11. If you follow Miller’s Instagram (@badboyryry_) you’ll discover he often flies business class or better. “I’m super methodical on how I work the system all year with one airline,” he says. “I get to Executive Platinum status with American Airlines every year. It takes a big spreadsheet and a few big credit card spends but I always make it. I’ve been training up people on tour how to do it and now they are competing with me for seats up front.”

12. Miller’s fondest memory on tour was John John’s world title in Portugal. “I couldn’t stop crying. I was so happy to see a year’s worth of hard work come to a conclusion.”

13. His least fond memory was “being rained on for 10 hours straight in shit surf on the boat at Teahupoo. I still had to make good images for my clients that day regardless. I can’t even explain it or expect anyone to believe me but it felt like Chinese water torture. I nearly called it quits that night, just changed my flight and quit surf photography. But the next day was blazing sun and I got over it.”
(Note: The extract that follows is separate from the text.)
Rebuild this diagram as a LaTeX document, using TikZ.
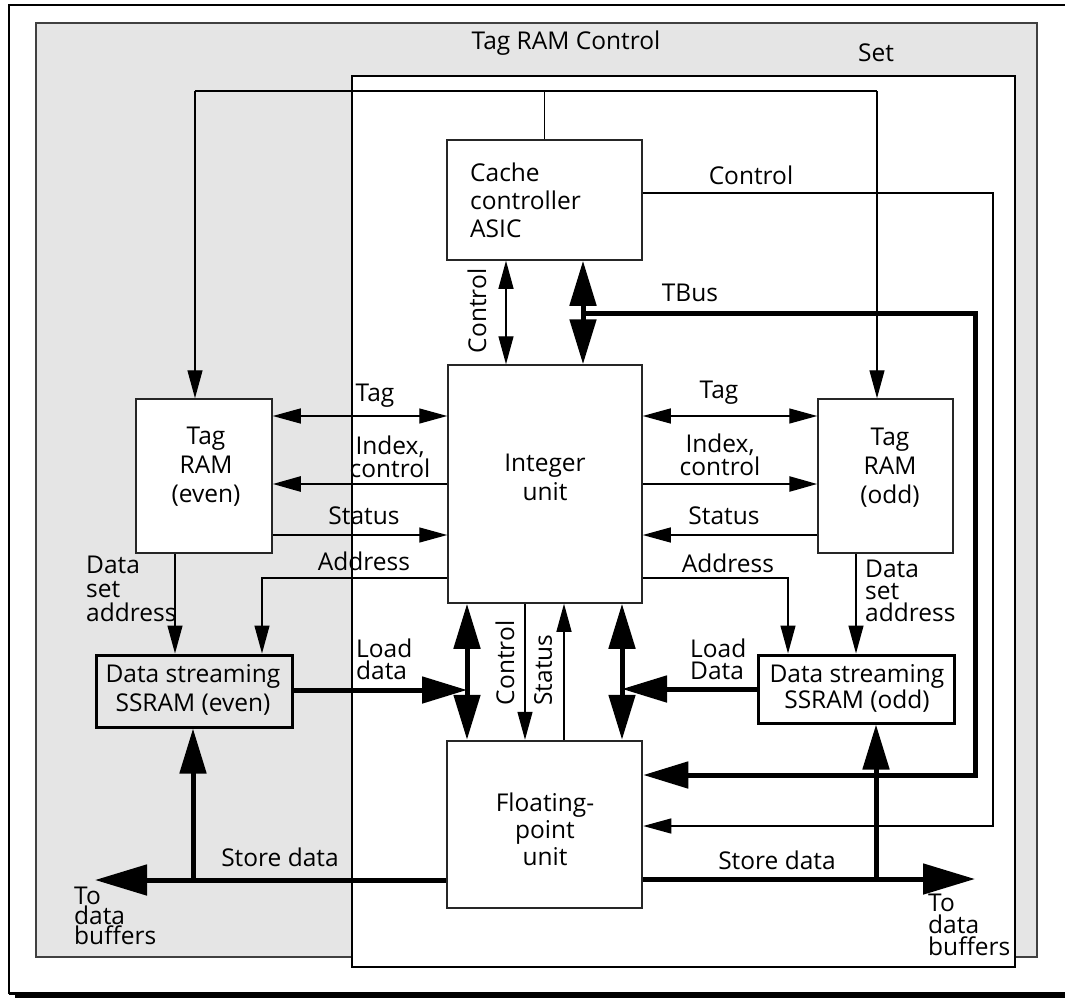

Miller in working attire. “I take the Speedo with me to every event around the world. It helps me keep the vibes high when I’m far from home.”
Slater at Cloudbreak, as precise with contingency as he is with Plan A.
These small nothings between big moments are the ones that mean the most to me at the WSL events. They’re what I see when I play the rewind tape in my head. John Florence, Cloudbreak.
We get a lot of below-average days during an event’s waiting period. You have to really try hard to make something happen. Mick Fanning, J-Bay, South Africa.
Conner Coffin, Rocky Point. This was one of those in-between days on the North Shore—too washed out for Pipe but not large enough for the big-wave spots. I had met up with Kelly and the Coffin brothers at Haleiwa. It wasn’t really doing it. Kelly mentioned, half joking, that Rocky Point could be really good. Then he went off to go look at some weird waves. Me and the Coffin boys went to Rockies. This shit went down plus a few stand up tubes. When I texted Kelly the photos from the back of my camera, he was driving to surf Rockies for the first time in who knows how long.

[Feature image: Wade Goodall, Off The Wall. A pure luck moment in a stock location.]